** Start of GIVEN INFORMATION **

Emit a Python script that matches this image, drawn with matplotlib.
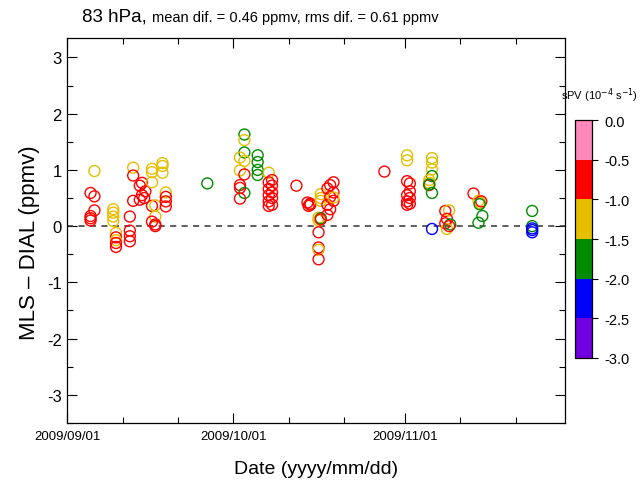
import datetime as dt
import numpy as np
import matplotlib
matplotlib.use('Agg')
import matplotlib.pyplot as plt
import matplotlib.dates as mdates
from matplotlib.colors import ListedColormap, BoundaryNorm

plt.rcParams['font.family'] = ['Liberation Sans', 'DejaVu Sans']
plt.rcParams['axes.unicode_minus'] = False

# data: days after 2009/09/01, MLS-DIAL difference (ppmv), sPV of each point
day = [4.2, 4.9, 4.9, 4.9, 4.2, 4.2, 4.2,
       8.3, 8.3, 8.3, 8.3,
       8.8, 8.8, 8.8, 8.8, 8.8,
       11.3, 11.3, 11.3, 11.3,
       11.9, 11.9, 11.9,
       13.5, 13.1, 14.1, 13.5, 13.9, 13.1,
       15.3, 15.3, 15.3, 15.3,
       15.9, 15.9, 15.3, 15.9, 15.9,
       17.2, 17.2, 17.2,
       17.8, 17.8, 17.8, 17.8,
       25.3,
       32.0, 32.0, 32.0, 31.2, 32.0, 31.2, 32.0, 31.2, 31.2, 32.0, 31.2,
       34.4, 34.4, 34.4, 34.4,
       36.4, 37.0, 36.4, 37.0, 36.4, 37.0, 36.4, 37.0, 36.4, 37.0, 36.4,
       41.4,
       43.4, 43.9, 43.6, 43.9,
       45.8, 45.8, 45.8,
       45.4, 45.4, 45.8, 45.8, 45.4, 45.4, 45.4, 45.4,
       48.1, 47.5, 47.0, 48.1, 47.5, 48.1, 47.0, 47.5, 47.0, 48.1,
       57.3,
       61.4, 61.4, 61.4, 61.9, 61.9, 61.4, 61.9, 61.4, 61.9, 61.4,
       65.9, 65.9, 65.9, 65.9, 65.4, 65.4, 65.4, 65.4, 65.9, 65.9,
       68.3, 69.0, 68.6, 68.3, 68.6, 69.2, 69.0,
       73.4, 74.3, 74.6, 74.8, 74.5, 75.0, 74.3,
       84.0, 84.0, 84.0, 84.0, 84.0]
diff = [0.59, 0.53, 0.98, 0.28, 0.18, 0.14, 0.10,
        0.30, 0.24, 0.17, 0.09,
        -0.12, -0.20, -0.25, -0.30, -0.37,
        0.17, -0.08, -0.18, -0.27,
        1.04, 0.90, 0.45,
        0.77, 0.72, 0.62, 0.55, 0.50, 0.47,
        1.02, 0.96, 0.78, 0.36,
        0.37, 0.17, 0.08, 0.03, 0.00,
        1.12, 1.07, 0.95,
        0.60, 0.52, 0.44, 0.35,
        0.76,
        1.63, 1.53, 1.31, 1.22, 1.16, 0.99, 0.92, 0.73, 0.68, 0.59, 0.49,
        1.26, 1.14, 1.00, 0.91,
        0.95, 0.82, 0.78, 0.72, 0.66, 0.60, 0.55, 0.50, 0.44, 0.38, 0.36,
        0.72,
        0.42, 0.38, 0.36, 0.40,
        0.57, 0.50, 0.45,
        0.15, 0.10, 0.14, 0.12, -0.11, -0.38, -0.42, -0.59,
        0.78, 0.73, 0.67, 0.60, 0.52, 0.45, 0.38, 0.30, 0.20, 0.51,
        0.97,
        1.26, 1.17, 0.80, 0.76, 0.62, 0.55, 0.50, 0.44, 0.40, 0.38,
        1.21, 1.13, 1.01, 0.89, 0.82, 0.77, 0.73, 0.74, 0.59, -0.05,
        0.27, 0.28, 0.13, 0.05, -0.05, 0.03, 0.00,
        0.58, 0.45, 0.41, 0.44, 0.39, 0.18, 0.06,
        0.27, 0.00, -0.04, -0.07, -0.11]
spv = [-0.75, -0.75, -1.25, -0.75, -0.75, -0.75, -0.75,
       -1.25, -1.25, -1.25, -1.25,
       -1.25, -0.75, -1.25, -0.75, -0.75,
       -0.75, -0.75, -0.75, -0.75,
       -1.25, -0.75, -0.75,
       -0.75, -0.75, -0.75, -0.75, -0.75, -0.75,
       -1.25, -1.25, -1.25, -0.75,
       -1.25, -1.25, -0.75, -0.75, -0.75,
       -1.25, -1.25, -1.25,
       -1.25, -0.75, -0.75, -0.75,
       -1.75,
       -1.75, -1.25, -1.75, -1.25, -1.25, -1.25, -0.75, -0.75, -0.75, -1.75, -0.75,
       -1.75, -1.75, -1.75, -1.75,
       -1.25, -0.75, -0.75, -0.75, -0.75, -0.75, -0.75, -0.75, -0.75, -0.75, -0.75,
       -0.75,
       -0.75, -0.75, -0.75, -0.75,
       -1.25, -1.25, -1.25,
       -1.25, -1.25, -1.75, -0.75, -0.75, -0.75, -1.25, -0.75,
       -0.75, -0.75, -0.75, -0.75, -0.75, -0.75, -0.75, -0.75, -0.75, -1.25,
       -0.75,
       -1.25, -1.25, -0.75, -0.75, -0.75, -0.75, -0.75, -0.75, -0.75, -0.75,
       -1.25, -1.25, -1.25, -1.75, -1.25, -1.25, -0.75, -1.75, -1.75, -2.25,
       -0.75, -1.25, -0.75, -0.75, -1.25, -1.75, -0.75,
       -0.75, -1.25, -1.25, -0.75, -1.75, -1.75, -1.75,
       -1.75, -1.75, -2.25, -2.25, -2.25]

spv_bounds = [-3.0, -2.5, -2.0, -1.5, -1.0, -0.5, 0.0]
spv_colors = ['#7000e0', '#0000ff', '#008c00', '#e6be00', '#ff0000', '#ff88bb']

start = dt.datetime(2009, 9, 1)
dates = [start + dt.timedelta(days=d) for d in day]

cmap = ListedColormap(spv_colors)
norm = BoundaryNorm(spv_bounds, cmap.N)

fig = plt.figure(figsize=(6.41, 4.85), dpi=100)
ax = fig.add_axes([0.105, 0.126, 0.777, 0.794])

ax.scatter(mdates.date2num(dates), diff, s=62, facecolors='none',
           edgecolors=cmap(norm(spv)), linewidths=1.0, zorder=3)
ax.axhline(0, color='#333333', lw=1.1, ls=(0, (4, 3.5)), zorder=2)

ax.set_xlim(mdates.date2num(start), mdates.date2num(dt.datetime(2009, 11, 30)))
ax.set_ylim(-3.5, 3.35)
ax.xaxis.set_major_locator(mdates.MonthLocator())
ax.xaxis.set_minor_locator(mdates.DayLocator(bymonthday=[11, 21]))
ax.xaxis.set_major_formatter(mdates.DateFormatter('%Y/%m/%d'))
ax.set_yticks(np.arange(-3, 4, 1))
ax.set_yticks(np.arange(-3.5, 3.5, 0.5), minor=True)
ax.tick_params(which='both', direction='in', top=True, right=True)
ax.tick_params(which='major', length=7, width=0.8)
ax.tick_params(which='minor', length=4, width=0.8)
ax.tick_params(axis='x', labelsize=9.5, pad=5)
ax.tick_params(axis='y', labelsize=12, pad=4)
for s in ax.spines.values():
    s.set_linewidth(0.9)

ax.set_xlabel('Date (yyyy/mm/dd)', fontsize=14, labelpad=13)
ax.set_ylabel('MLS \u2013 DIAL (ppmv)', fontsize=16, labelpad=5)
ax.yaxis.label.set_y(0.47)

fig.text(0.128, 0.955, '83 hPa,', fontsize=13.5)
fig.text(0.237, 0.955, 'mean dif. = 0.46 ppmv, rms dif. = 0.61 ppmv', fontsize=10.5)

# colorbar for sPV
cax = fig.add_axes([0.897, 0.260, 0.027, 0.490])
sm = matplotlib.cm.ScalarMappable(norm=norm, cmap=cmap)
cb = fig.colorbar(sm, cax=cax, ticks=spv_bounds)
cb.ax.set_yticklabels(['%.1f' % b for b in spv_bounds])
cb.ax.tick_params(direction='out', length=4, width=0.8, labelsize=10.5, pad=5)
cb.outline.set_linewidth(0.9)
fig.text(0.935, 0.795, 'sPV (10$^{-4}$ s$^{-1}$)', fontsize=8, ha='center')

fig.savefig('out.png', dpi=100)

** End of GIVEN INFORMATION **

* [WHAT YOU WILL DO]
Take the lines from the start of the material to the line with "plt.rcParams['axes.unicode_minus'] = False", both included, and transcribe them exactly without the pictures.

* [ANSWER]
Emit a Python script that matches this image, drawn with matplotlib.
import datetime as dt
import numpy as np
import matplotlib
matplotlib.use('Agg')
import matplotlib.pyplot as plt
import matplotlib.dates as mdates
from matplotlib.colors import ListedColormap, BoundaryNorm

plt.rcParams['font.family'] = ['Liberation Sans', 'DejaVu Sans']
plt.rcParams['axes.unicode_minus'] = False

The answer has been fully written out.